Thanks to their growing economic prowess, mainland buyers have dominated Hong Kong auctions in the past few years, especially in buying Chinese antiques and gems. Increasingly, they are also outbidding collectors in London and New York and buying items beyond Chinese works of art.

While Sotheby’s declined to disclose how much of its Hong Kong spring sales came from Chinese buyers, persistent mainland collectors were seen raising their paddles for many top lots.

They showed particularly keen interest for Chinese ceramics and works of art, the biggest category of the whole Sotheby’s sales where a white jade Qianlong period seal was sold for $12.3m and an 18th century court pearl necklace fetched $8.7m.

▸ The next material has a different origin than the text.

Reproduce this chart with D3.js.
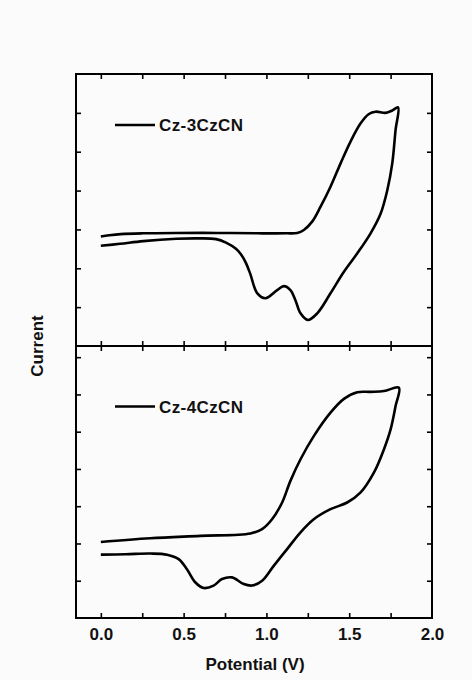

For Sotheby’s and rival Christie’s, Hong Kong is the world’s third biggest auction market after New York and London, where sales are generally larger.

At Christie’s autumn sale in Hong Kong last year, mainland buyers bought the most expensive items in six of the 11 categories.

Sotheby’s previous biggest sale in Hong Kong was the spring auction in April 2008, before the financial crisis, when it made $227m.

One category where Chinese collectors were less keen was jewellery. On Wednesday, London-based Moussaieff Jewellers bought a 5.16-carat blue diamond ring for $6.4m.

Meanwhile, Reuters reports that Christie’s has said it will offer an important painting by Norway’s Edvard Munch at its May 4 New York sale of impressionist and modern art, which the auctioneer expects to fetch $25m to $35m, .

Underlining how confidence has surged back into the art market since the global financial crisis, the estimate suggests that Fertility, painted in the late 1890s, could break the auction record for the artist of $38.2m set in 2008. That level was set at rival Sotheby’s by Vampire.